I don't think anyone spoke of throwing dirt on the flag as a matter of disrespect.  It is a simple statement that the military honors need to go first because it is disrespectful to throw dirt on the flag, therefore it needs to be removed before that part of the committal prayers.  The casting of earth on the coffin is the last vestige of the actual burial taking place as part of the rite at the grave if the coffin is not going to be lowered during the service.  In the LBW and its Manual, it was strongly urged that the coffin should in fact be lowered into the grave during the rite itself.  This is how we did things for my father's funeral.  That necessitates the removal of the flag first.  Respect for both traditions is thus maintained.  The military honors go first, because the traditional elements of Christian burial cannot take place while it still lies over the coffin.

#14
Your Turn / Re: The US Flag
July 16, 2014, 11:52:29 PM
Quote from: John Mundinger on July 13, 2014, 09:55:12 AM
I do not understand how it is possible to display the U.S. flag in the sanctuary of a Christian church and also comply with flag etiquette.  When displayed, the flag is supposed to be accorded the place of honor.  In the sanctuary, the cross belongs in the place of honor.

I don't see the conflict, as the flag etiquette defines for itself what the place of honor is:  on its own right in advance of the assembly.  We don't have such a definition for the place of honor.  In most of our churches the cross is not off to the right, but somewhere in the center, what we consider the place of honor.
#15
Your Turn / Re: The US Flag
July 09, 2014, 12:56:58 PM
Quote from: peter_speckhard on July 09, 2014, 10:58:03 AM
I removed the flag from the chancel of my last congregation but do not necessarily consider it wrong to have the flag. We might have the flag as a symbol that we are located by God in time and place and that we, like the Jews in Babylon, pray for the peace and prosperity of our context.

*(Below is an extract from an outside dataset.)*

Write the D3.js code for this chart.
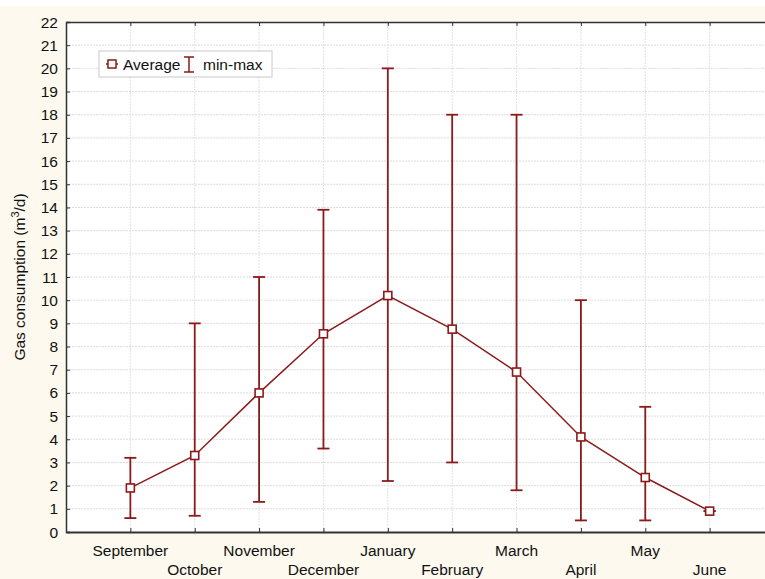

What if someone objected that praying for the president or governor by name in church bespeaks a sectarian note against the catholicity of the church? After all, if we're going to pray for our governor, shouldn't we pray for all 50 governors by name? If we're going to pray for President Obama by name, shouldn't we pray for every world leader by name? Otherwise, do we sound as though we only care about or guy? I don't think so. I don't think the flag in the chancel is necessarily bad for the simple reason that if I went to church in Canada and there was a Canadian flag in the chancel I would not be offended or feel somehow excluded.

But on balance I think the flag detracts from rather than adds to the decor in the chancel, which is why I removed it. But it is really a matter of emphasis and flavor rather than doctrine.

I think praying for public officials by name is not a problem, it is praying for those God has set in authority over us.  My congregation is in New York, Gov. Cuomo is in authority over us; Gov. Christie is not.   Rep. Boehner might be regarded as one in authority as a leader in one of the branches of government, while Senator Sessions is not in the same way.  Though we might well pray for the congress or state legislature as wholes. 

Praying for the nation is similarly not a problem.  There are times when we might pray specifically for other world leaders or nations as circumstances demand.  If the logic that suggests prayer for particular individuals should be avoided lest " we sound as though we only care about our guy" then we wouldn't be able to pray for anyone by name for any thing, so that we not look indifferent to those not mentioned.

You raise a question that I'm curious about.  In what other countries is the national flag given a place of honor in the sanctuary?  Is there a state-church connection in such places?  Could those who have served outside of the US comment?